Carbon Pricing and Economic Pressure

The European Union Emissions Trading System (EU ETS) serves as the primary economic lever for decarbonization. As carbon prices have fluctuated and generally trended upward, the cost burden on Estonian generators has intensified. Oil shale power plants, such as those in the Narva and Paldiski regions, emit significantly more CO₂ per megawatt-hour than neighboring Baltic states relying on wind or nuclear power. This price differential creates competitive pressure, forcing operators to invest in efficiency upgrades or face higher pass-through costs for end-users. The financial viability of older units is increasingly tied to the stability of the carbon price, creating uncertainty for long-term investment planning.

However, the transition is not purely financial. Oil shale mining also produces large volumes of waste rock and sludge, which cover vast areas of the eastern landscape.
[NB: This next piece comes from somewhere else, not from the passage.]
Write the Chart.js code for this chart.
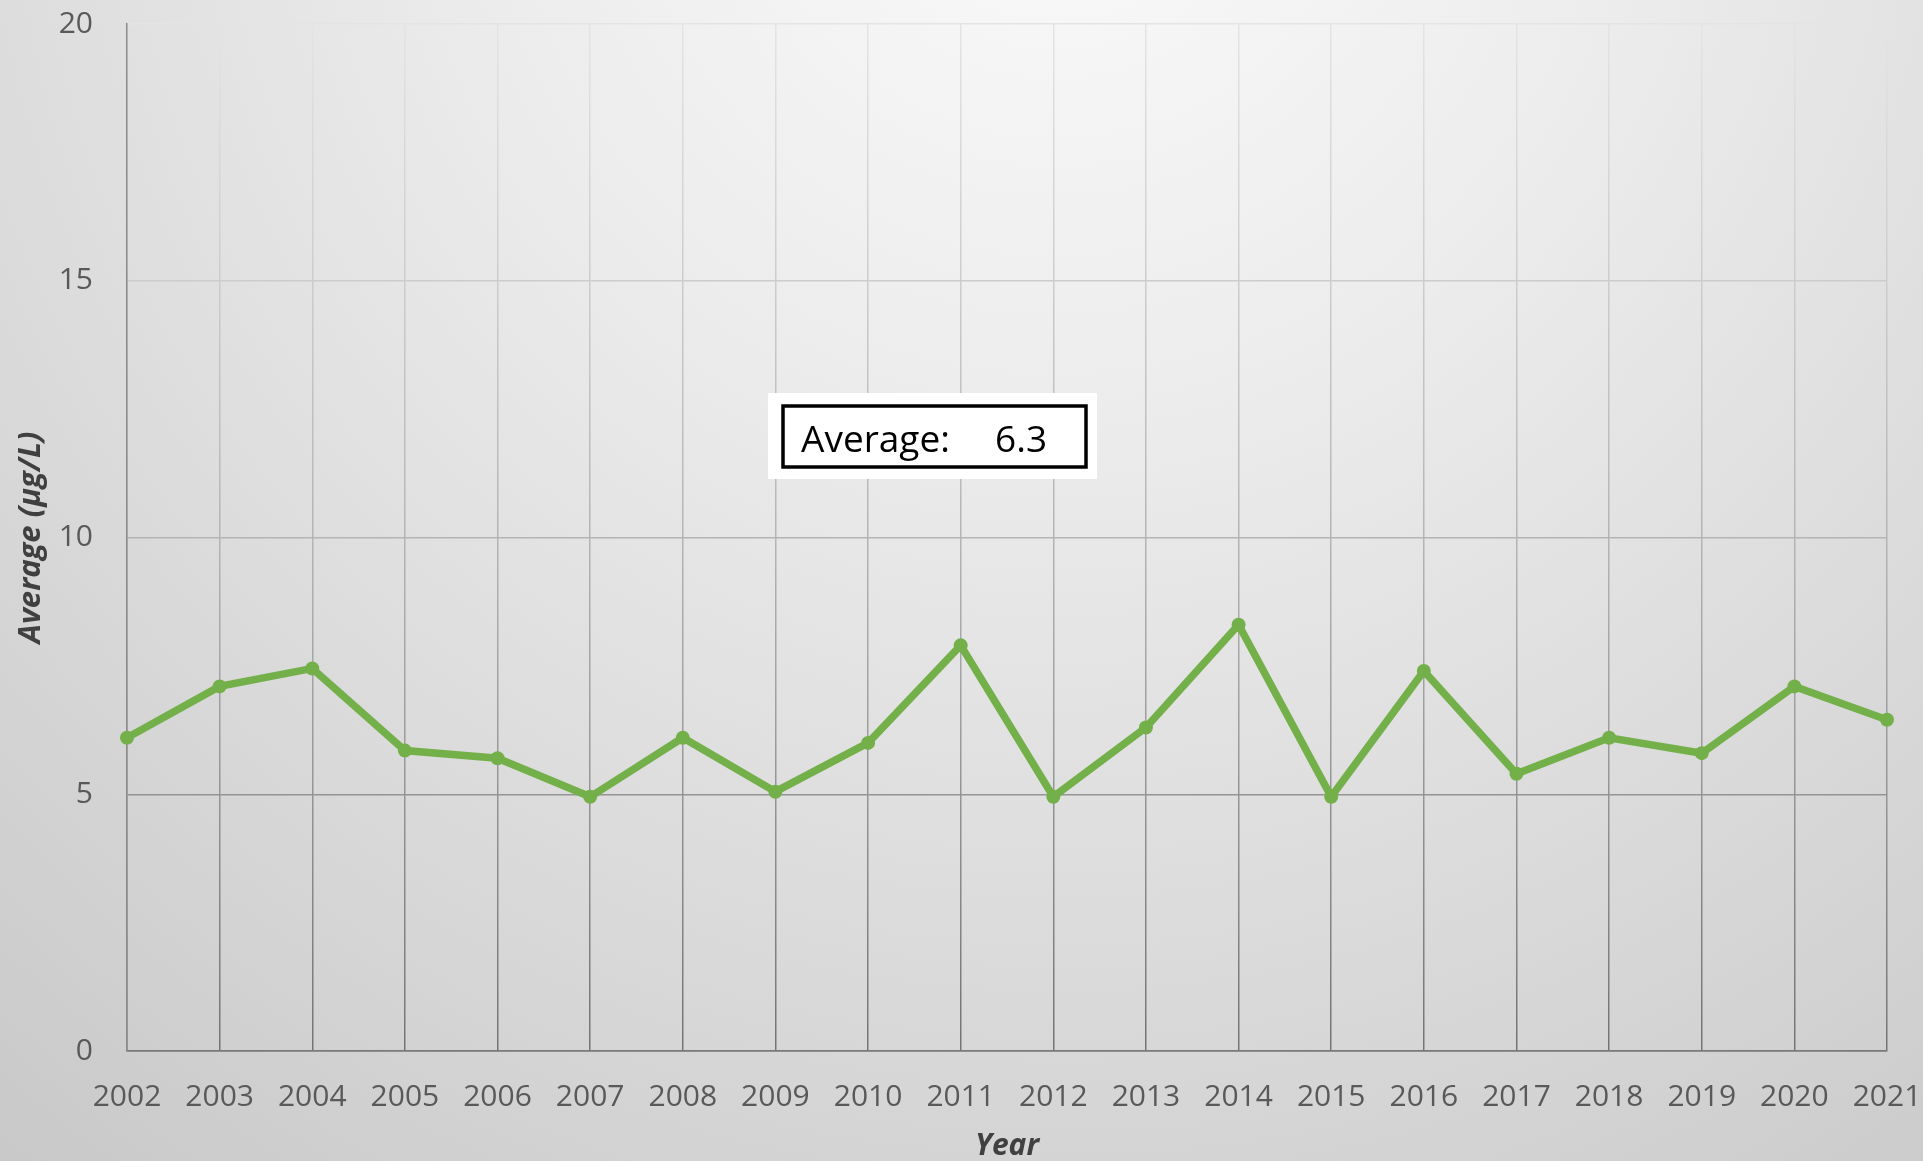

The environmental cost of this waste, including dust and water quality issues, adds a non-CO₂ dimension to the decarbonization challenge. Regulatory pressure to manage these externalities is growing, further complicating the operational economics of existing plants.
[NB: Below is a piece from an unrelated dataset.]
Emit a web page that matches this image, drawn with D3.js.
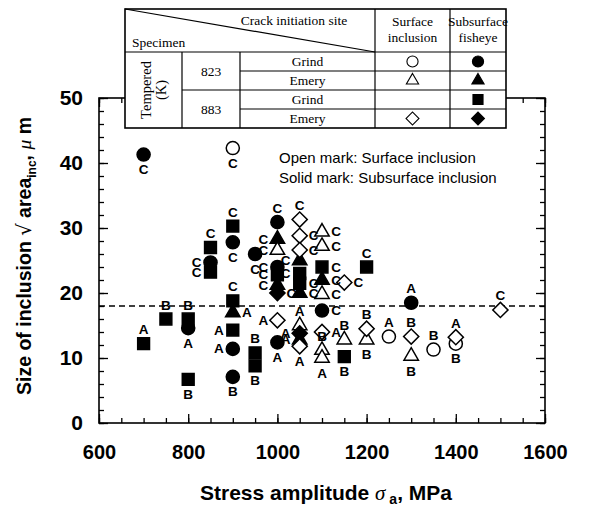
<!DOCTYPE html>
<html lang="en">
<head>
<meta charset="utf-8">
<style>
  body { margin: 0; background: white; }
  svg { font-family: 'Liberation Sans', Arial, sans-serif; }
  .tbl text { font-family: 'Liberation Serif', 'Times New Roman', serif; font-size: 13.5px; }
</style>
</head>
<body>
<svg width="592" height="506"></svg>
<script src="https://cdn.jsdelivr.net/npm/d3@7"></script>
<script>
// axis ticks
const xTicks = [600, 800, 1000, 1200, 1400, 1600]
const yTicks = [0, 10, 20, 30, 40, 50]
const threshold = 18

// [stress MPa, sqrt(area) um, crack label, label side]
const circleSolid = [
  [700, 41.3, 'C', 'b'], [800, 14.6, 'A', 'b'], [850, 24.7, 'C', 'l'],
  [900, 27.8, 'C', 'b'], [900, 11.4, 'A', 'l'], [900, 7.1, 'B', 'b'],
  [950, 26.0, 'C', 'b'], [1000, 30.9, 'C', 'a'], [1000, 24.0, 'C', 'l'],
  [1000, 12.4, 'A', 'b'], [1100, 17.3, 'C', 'r'], [1300, 18.5, 'A', 'a']
]
const circleOpen = [
  [900, 42.3, 'C', 'b'], [1250, 13.3, 'A', 'a'], [1350, 11.3, 'B', 'a'],
  [1400, 12.2, 'B', 'b']
]
const triangleSolid = [
  [900, 17.0, 'A', 'r'], [1000, 28.3, 'C', 'l'], [1000, 21.2, 'C', 'l'],
  [1050, 25.0, 'C', 'l'], [1050, 20.0, 'C', 'r'], [1050, 12.8, 'A', 'l'],
  [1100, 22.0, 'C', 'r']
]
const triangleOpen = [
  [1000, 26.6, 'C', 'l'], [1050, 15.0, 'A', 'a'], [1100, 29.4, 'C', 'r'],
  [1100, 27.2, 'C', 'r'], [1100, 19.8, 'C', 'r'], [1100, 11.2, 'B', 'a'],
  [1100, 10.0, 'A', 'b'], [1150, 12.8, 'B', 'a'], [1200, 12.8, 'B', 'b'],
  [1300, 10.3, 'B', 'b']
]
const squareSolid = [
  [700, 12.2, 'A', 'a'], [750, 16.0, 'B', 'a'], [800, 16.0, 'B', 'a'],
  [800, 6.7, 'B', 'b'], [850, 27.0, 'C', 'a'], [850, 23.2, 'C', 'l'],
  [900, 30.3, 'C', 'a'], [900, 18.8, 'C', 'a'], [900, 14.3, 'A', 'l'],
  [950, 10.8, 'B', 'a'], [950, 8.8, 'B', 'b'], [1000, 22.8, 'C', 'l'],
  [1050, 23.0, 'C', 'l'], [1050, 21.5, 'C', 'r'], [1100, 24.0, 'C', 'r'],
  [1150, 10.2, 'B', 'b'], [1200, 24.0, 'C', 'a']
]
const diamondSolid = [
  [1000, 20.0, 'C', 'r'], [1050, 13.8, 'A', 'l']
]
const diamondOpen = [
  [1000, 15.8, 'A', 'l'], [1050, 31.3, 'C', 'a'], [1050, 28.8, 'C', 'r'],
  [1050, 26.6, 'C', 'r'], [1050, 11.8, 'A', 'b'], [1100, 14.0, 'A', 'r'],
  [1150, 21.6, 'C', 'r'], [1200, 14.5, 'B', 'a'], [1300, 13.3, 'B', 'a'],
  [1400, 13.2, 'A', 'a'], [1500, 17.4, 'C', 'a']
]

// legend table rows
const tempers = ['823', '883']
const finishes = ['Grind', 'Emery', 'Grind', 'Emery']
const surfaceMarks = ['circle', 'triangle', null, 'diamond']
const subsurfaceMarks = ['circle', 'triangle', 'square', 'diamond']

const svg = d3.select('svg')
const pLeft = 99, pRight = 545, pTop = 98, pBottom = 423

const x = d3.scaleLinear().domain([600, 1600]).range([pLeft, pRight])
const y = d3.scaleLinear().domain([0, 50]).range([pBottom, pTop])

const shapes = {
  circle: d3.symbol().type(d3.symbolCircle).size(135),
  square: d3.symbol().type(d3.symbolSquare).size(140),
  triangle: d3.symbol().type(d3.symbolTriangle).size(90),
  diamond: d3.symbol().type(d3.symbolSquare).size(115)
}
const rot = s => s === 'diamond' ? ' rotate(45)' : ''

// frame + ticks on all four sides (inward)
const axisG = svg.append('g')
const minorX = d3.range(600, 1601, 50), minorY = d3.range(0, 51, 2)
const addAxis = (axis, tr) => {
  const g = axisG.append('g').attr('transform', tr).call(axis)
  g.select('.domain').remove()
  g.selectAll('line').attr('stroke', '#000').attr('stroke-width', 1.3)
  return g
}
addAxis(d3.axisBottom(x).tickValues(minorX).tickSize(-5).tickFormat(''), `translate(0,${pBottom})`)
addAxis(d3.axisTop(x).tickValues(minorX).tickSize(-5).tickFormat(''), `translate(0,${pTop})`)
addAxis(d3.axisLeft(y).tickValues(minorY).tickSize(-5).tickFormat(''), `translate(${pLeft},0)`)
addAxis(d3.axisRight(y).tickValues(minorY).tickSize(-5).tickFormat(''), `translate(${pRight},0)`)
addAxis(d3.axisTop(x).tickValues(xTicks).tickSize(-9).tickFormat(''), `translate(0,${pTop})`)
addAxis(d3.axisRight(y).tickValues(yTicks).tickSize(-9).tickFormat(''), `translate(${pRight},0)`)

const xa = addAxis(d3.axisBottom(x).tickValues(xTicks).tickSize(-9).tickPadding(22).tickFormat(d3.format('d')),
  `translate(0,${pBottom})`)
xa.selectAll('text').attr('font-size', 20).attr('font-weight', 'bold').attr('fill', '#000')
  .attr('font-family', 'Liberation Sans')
const ya = addAxis(d3.axisLeft(y).tickValues(yTicks).tickSize(-9).tickPadding(16).tickFormat(d3.format('d')),
  `translate(${pLeft},0)`)
ya.selectAll('text').attr('font-size', 21).attr('font-weight', 'bold').attr('fill', '#000')
  .attr('font-family', 'Liberation Sans')

svg.append('rect')
  .attr('x', pLeft).attr('y', pTop)
  .attr('width', pRight - pLeft).attr('height', pBottom - pTop)
  .attr('fill', 'none').attr('stroke', '#000').attr('stroke-width', 1.6)

// threshold line
svg.append('line')
  .attr('x1', pLeft).attr('x2', pRight)
  .attr('y1', y(threshold)).attr('y2', y(threshold))
  .attr('stroke', '#000').attr('stroke-width', 1.4)
  .attr('stroke-dasharray', '6,4')

// points
const series = [
  [circleSolid, 'circle', true], [circleOpen, 'circle', false],
  [triangleSolid, 'triangle', true], [triangleOpen, 'triangle', false],
  [squareSolid, 'square', true],
  [diamondSolid, 'diamond', true], [diamondOpen, 'diamond', false]
]
const off = { a: [0, -14], b: [0, 15], l: [-14, 0], r: [14, 0] }
const pts = svg.append('g')
const labs = svg.append('g')
series.forEach(([data, shape, solid]) => {
  pts.selectAll(null).data(data).join('path')
    .attr('transform', d => `translate(${x(d[0])},${y(d[1])})` + rot(shape))
    .attr('d', shapes[shape]())
    .attr('fill', solid ? '#000' : '#fff')
    .attr('stroke', '#000').attr('stroke-width', 1.5)
  labs.selectAll(null).data(data).join('text')
    .attr('x', d => x(d[0]) + off[d[3]][0])
    .attr('y', d => y(d[1]) + off[d[3]][1])
    .attr('text-anchor', 'middle').attr('dominant-baseline', 'central')
    .attr('font-size', 13.5).attr('font-weight', 'bold')
    .text(d => d[2])
})

// notes
svg.append('text').attr('x', 279).attr('y', 163).attr('font-size', 15)
  .text('Open mark: Surface inclusion')
svg.append('text').attr('x', 279).attr('y', 183).attr('font-size', 15)
  .text('Solid mark: Subsurface inclusion')

// axis titles
svg.append('text').attr('x', 326).attr('y', 500).attr('text-anchor', 'middle')
  .attr('font-size', 21).attr('font-weight', 'bold')
  .call(t => {
    t.append('tspan').text('Stress amplitude  ')
    t.append('tspan').attr('font-family', 'Liberation Serif').attr('font-style', 'italic')
      .attr('font-weight', 'normal').text('σ')
    t.append('tspan').attr('font-size', 14).attr('dy', 4).text(' a')
    t.append('tspan').attr('dy', -4).text(', MPa')
  })
svg.append('text').attr('transform', 'translate(31,256) rotate(-90)')
  .attr('text-anchor', 'middle').attr('font-size', 19.5).attr('font-weight', 'bold')
  .call(t => {
    t.append('tspan').text('Size of inclusion ')
    t.append('tspan').attr('font-family', 'DejaVu Sans').attr('font-weight', 'normal').text('√')
    t.append('tspan').text(' area')
    t.append('tspan').attr('font-size', 12).attr('dy', 5).text('inc')
    t.append('tspan').attr('dy', -5).text(', ')
    t.append('tspan').attr('font-family', 'Liberation Serif').attr('font-style', 'italic')
      .attr('font-weight', 'normal').text('μ')
    t.append('tspan').text(' m')
  })

// legend table
const tb = svg.append('g').attr('class', 'tbl')
const tL = 125, tR = 506, tT = 9, tH = 52, rowH = 19
const c1 = 182, c2 = 240, c3 = 375, c4 = 450
const tB = tH + 4 * rowH
tb.append('rect').attr('x', tL).attr('y', tT).attr('width', tR - tL).attr('height', tB - tT)
  .attr('fill', '#fff').attr('stroke', '#000').attr('stroke-width', 1.6)
const ln = (x1, y1, x2, y2) => tb.append('line')
  .attr('x1', x1).attr('y1', y1).attr('x2', x2).attr('y2', y2)
  .attr('stroke', '#000').attr('stroke-width', 1.2)
ln(tL, tH, tR, tH)
ln(tL, tT, c3, tH)
ln(c3, tT, c3, tB); ln(c4, tT, c4, tB)
ln(c1, tH, c1, tB); ln(c2, tH, c2, tB)
ln(c2, tH + rowH, tR, tH + rowH)
ln(c1, tH + 2 * rowH, tR, tH + 2 * rowH)
ln(c2, tH + 3 * rowH, tR, tH + 3 * rowH)

const tt = (txt, px, py, anchor = 'middle') => tb.append('text')
  .attr('x', px).attr('y', py).attr('text-anchor', anchor)
  .attr('dominant-baseline', 'central').text(txt)
tt('Crack initiation site', 294, 20)
tt('Specimen', 132, 42, 'start')
tt('Surface', (c3 + c4) / 2, 21); tt('inclusion', (c3 + c4) / 2, 37)
tt('Subsurface', (c4 + tR) / 2, 21); tt('fisheye', (c4 + tR) / 2, 37)
tempers.forEach((t, i) => tt(t, (c1 + c2) / 2, tH + rowH * (2 * i + 1)))
finishes.forEach((f, i) => tt(f, (c2 + c3) / 2, tH + rowH * (i + 0.5)))
tb.append('text').attr('transform', `translate(${(tL + c1) / 2},${tH + 2 * rowH}) rotate(-90)`)
  .attr('text-anchor', 'middle').style('font-size', '14.5px')
  .call(t => {
    t.append('tspan').attr('x', 0).attr('dy', -3).text('Tempered')
    t.append('tspan').attr('x', 0).attr('dy', 15).text('(K)')
  })
const mark = (shape, solid, cx, cy) => tb.append('path')
  .attr('transform', `translate(${cx},${cy}) scale(0.85)` + rot(shape))
  .attr('d', shapes[shape]())
  .attr('fill', solid ? '#000' : '#fff').attr('stroke', '#000').attr('stroke-width', 1.3)
surfaceMarks.forEach((s, i) => { if (s) mark(s, false, (c3 + c4) / 2, tH + rowH * (i + 0.5)) })
subsurfaceMarks.forEach((s, i) => mark(s, true, (c4 + tR) / 2, tH + rowH * (i + 0.5)))
</script>
</body>
</html>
Retrofitting and the Role of Hydrogen

Immediate replacement of all oil shale capacity with renewables is unlikely in the short term due to grid stability requirements. Consequently, retrofitting existing thermal units is a critical interim strategy. One prominent avenue is hydrogen blending. Oil shale combined cycle gas turbines (CCGT) and steam turbines can be adapted to burn a mixture of natural gas and green hydrogen. This approach leverages existing infrastructure while gradually reducing the carbon intensity of the fuel mix. The potential for hydrogen blending depends on the availability of green hydrogen, which in turn relies on the expansion of wind and solar capacity in Estonia and its interconnections with Finland and Latvia.

Technical studies suggest that blending ratios of up to 20% hydrogen are feasible for many existing turbine designs without major overhauls. Higher ratios may require more extensive modifications to combustion chambers and compressor stages. The success of this strategy hinges on the cost of green hydrogen production, which is currently higher than natural gas but expected to decrease with scale and technological advancement.

Projected Phase-Out and Structural Shift

The long-term outlook points toward a gradual phase-out of oil shale as a primary fuel source. This process will be driven by a combination of EU climate targets, domestic policy, and market forces. The Estonian government has set ambitious goals for renewable energy share, aiming to increase the contribution of wind and solar power significantly by 2030 and beyond. As variable renewable energy (VRE) penetrates the grid, the role of oil shale plants will shift from base-load to peaking and balancing services. This requires enhanced flexibility, potentially through the integration of energy storage systems or the conversion of some units to pure natural gas or biomass.

Caveat: The transition speed is highly sensitive to the development of interconnectors. Without robust links to the Nordic nuclear and hydro systems, Estonia may need to retain more oil shale capacity for grid inertia and frequency control than initially projected.

The phase-out will not be uniform. Newer, more efficient combined cycle plants may survive longer by switching to natural gas or hydrogen blends, while older steam turbine units may retire earlier. The timeline for complete decarbonization of the thermal sector extends into the 2030s and 2040s, requiring sustained investment in grid infrastructure, renewable generation, and flexible demand-side management. The challenge is not just technological but also social, particularly in the eastern counties where oil shale mining and power generation are major employers. Managing this just transition is as critical as the engineering solutions themselves.